Update namespace in urn
Related to #1806, the URN-double colon is updated to a single colon in order to be fully compliant to the urn-scheme
Codecov Report
Merging #1808 (3d1797f) into main (c69221b) will increase coverage by
0.06%. The diff coverage isn/a.
@@ Coverage Diff @@
## main #1808 +/- ##
==========================================
+ Coverage 83.55% 83.62% +0.06%
==========================================
Files 44 44
Lines 8102 8102
Branches 2218 2218
==========================================
+ Hits 6770 6775 +5
+ Misses 851 847 -4
+ Partials 481 480 -1
| Impacted Files | Coverage Δ | |
|---|---|---|
| cwltool/provenance.py | 81.58% <ø> (ø) |
|
| cwltool/job.py | 81.88% <0.00%> (+0.39%) |
:arrow_up: |
| cwltool/workflow_job.py | 87.42% <0.00%> (+0.56%) |
:arrow_up: |
Help us with your feedback. Take ten seconds to tell us how you rate us. Have a feature suggestion? Share it here.
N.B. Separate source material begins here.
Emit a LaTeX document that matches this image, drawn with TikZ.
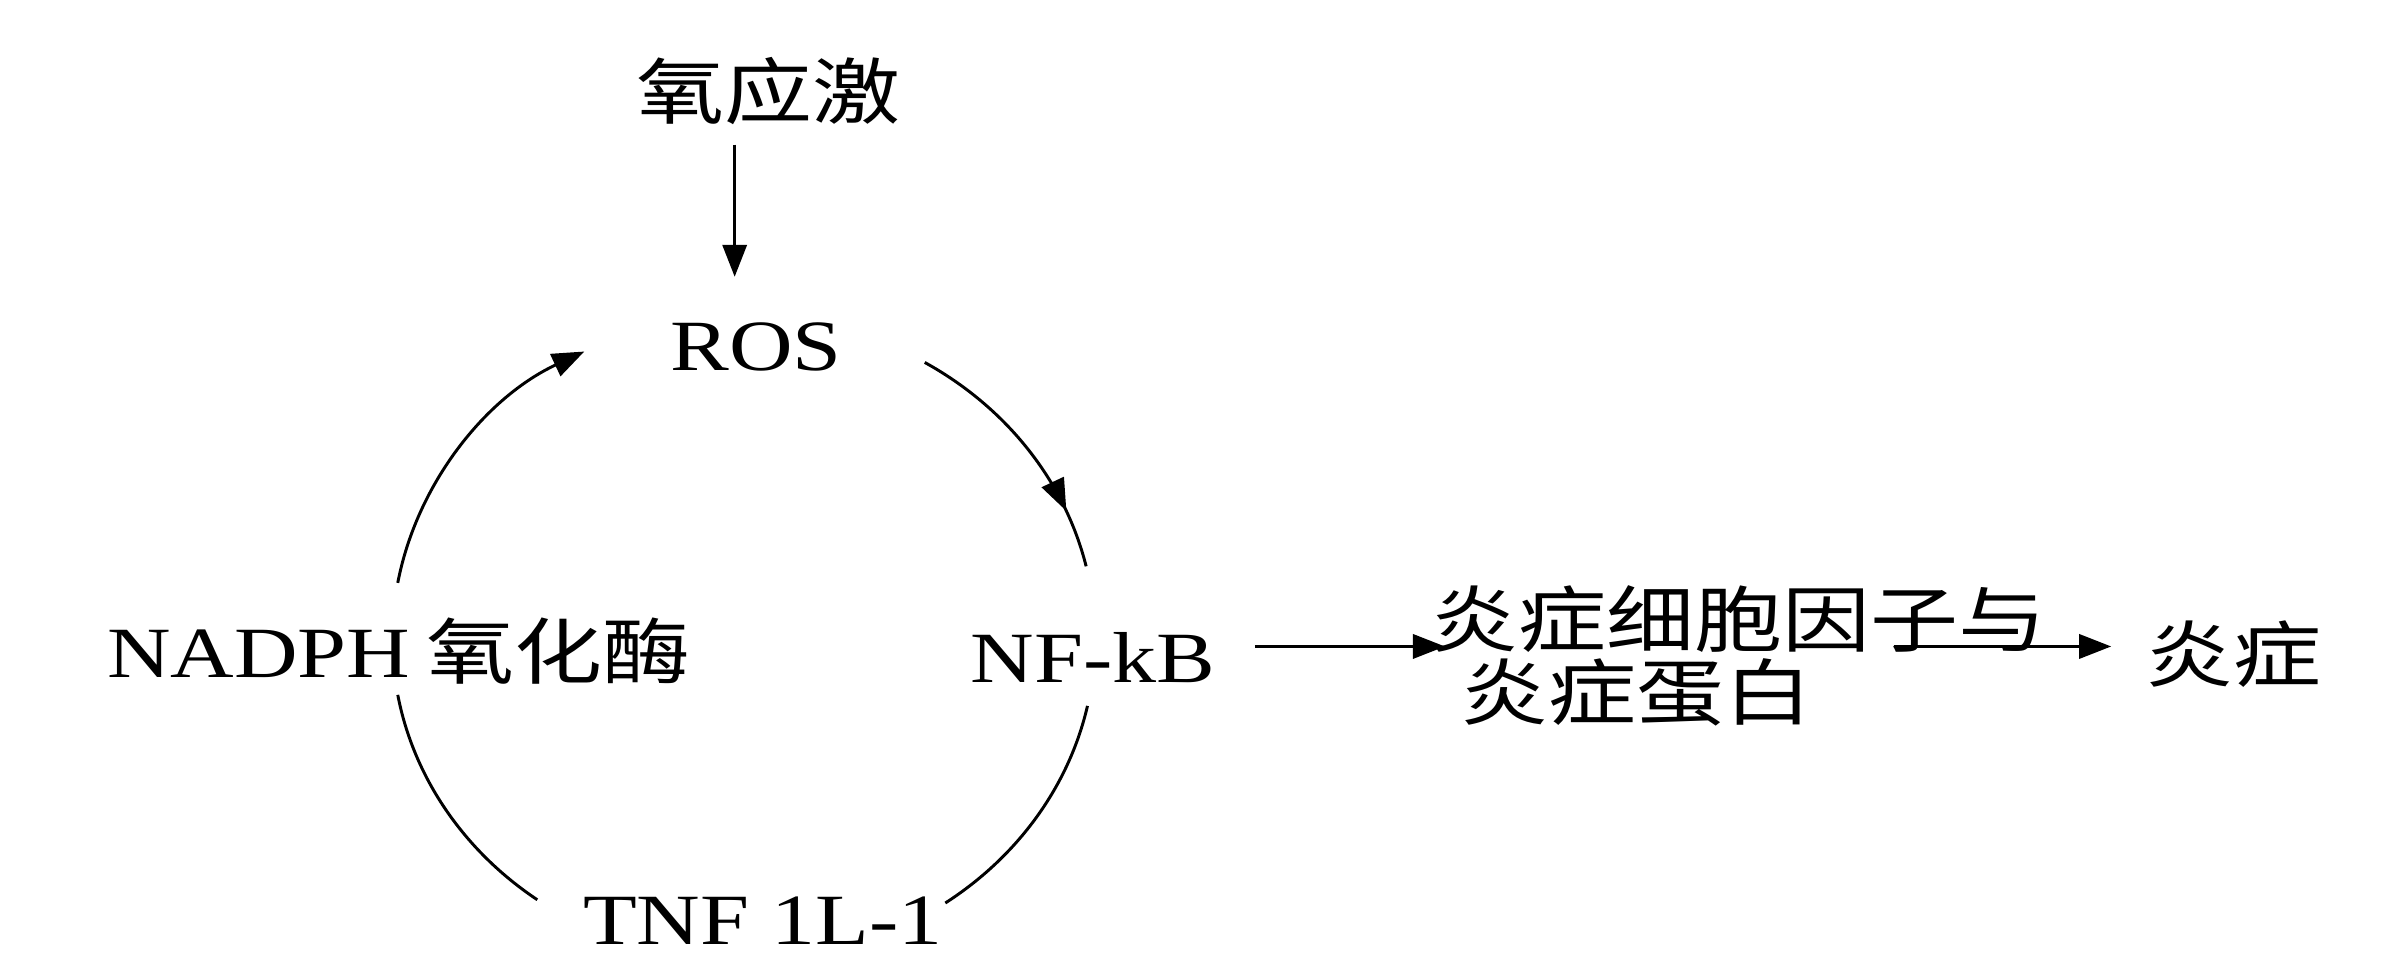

If we're using the urn:hash scheme then we should follow its recommendations, which in this case has a :: as the media type is unknown. Unfortunately his is stuck in 'draft' stage (now expired).
It is as far as I can tell however compatible with the older RFC2141 you linked to.
<URN> ::= "urn:" <NID> ":" <NSS>
<NID> ::= <let-num> [ 1,31<let-num-hyp> ]
<NSS> ::= 1*<URN chars>
Substituting the example urn:hash::sha1:LBPI666ED2QSWVD3VSO5BG5R54TE22QL we get:
NID = "hash"
NSS = ":sha1:LBPI666ED2QSWVD3VSO5BG5R54TE22QL"
Now the question is if ":" is permitted in <URN chars>:
<URN chars> ::= <trans> | "%" <hex> <hex>
<trans> ::= <upper> | <lower> | <number> | <other> | <reserved>
<other> ::= "(" | ")" | "+" | "," | "-" | "." |
":" | "=" | "@" | ";" | "$" |
"_" | "!" | "*" | "'"
And there it is in second line of <other>.
Now in newer RFC8141 the rules are different:
assigned-name = "urn" ":" NID ":" NSS
NID = (alphanum) 0*30(ldh) (alphanum)
ldh = alphanum / "-"
NSS = pchar *(pchar / "/")
We assign NID and NSS the same, and hash is still valid NID. Now the question is if the NSS can start with : from pchar?
pchar = unreserved / pct-encoded / sub-delims / ":" / "@"
So ":" is declared directly, so it should also be valid.
Therefore I don't see the need for this pull request as it is breaking the namespace which was already valid before, if a bit odd-looking (but then so are all the URNs! :-) )
The real fix should be to get rid of insecure SHA1 all together and use sha256 or better, which then can use the newer Naming things with hashes scheme (RFC 6920), which deliberately do not support SHA1 and has a registry of modern checksum algorithms.
Reading the document you linked in the issue linked here, I would expect
:sha1, so no idea why we have the::sha1, nor why this document above also uses the same two colons. Strange.
You are thinking of the separate urn:sha1 scheme which is not well defined.
@MBueschelberger Can you help us by sharing your motivation for this change?
Hi @mr-c,
I actually requested this change since I was not able to parse the graph with any of the available RDFLib-versions. Removing the second colon actually solved the problem for me.
This is why I actually initiated this discussion here about the origin of this ::.
Best regards
@simleo Do you have experience using rdflib to parse CWL prov aggregates that contain urn:hash::sha1 (note the double colon)?
https://github.com/common-workflow-language/cwltool/pull/1808/files#diff-2bb87b99f4b0d10faa69f7bcec12f404bc4a41ac1aae63f8a14d6460fa5798a5L520
@mr-c no, sorry. In runcrate, I use cwlprov-py to read CWLProv ROs, but I don't use rdflib directly.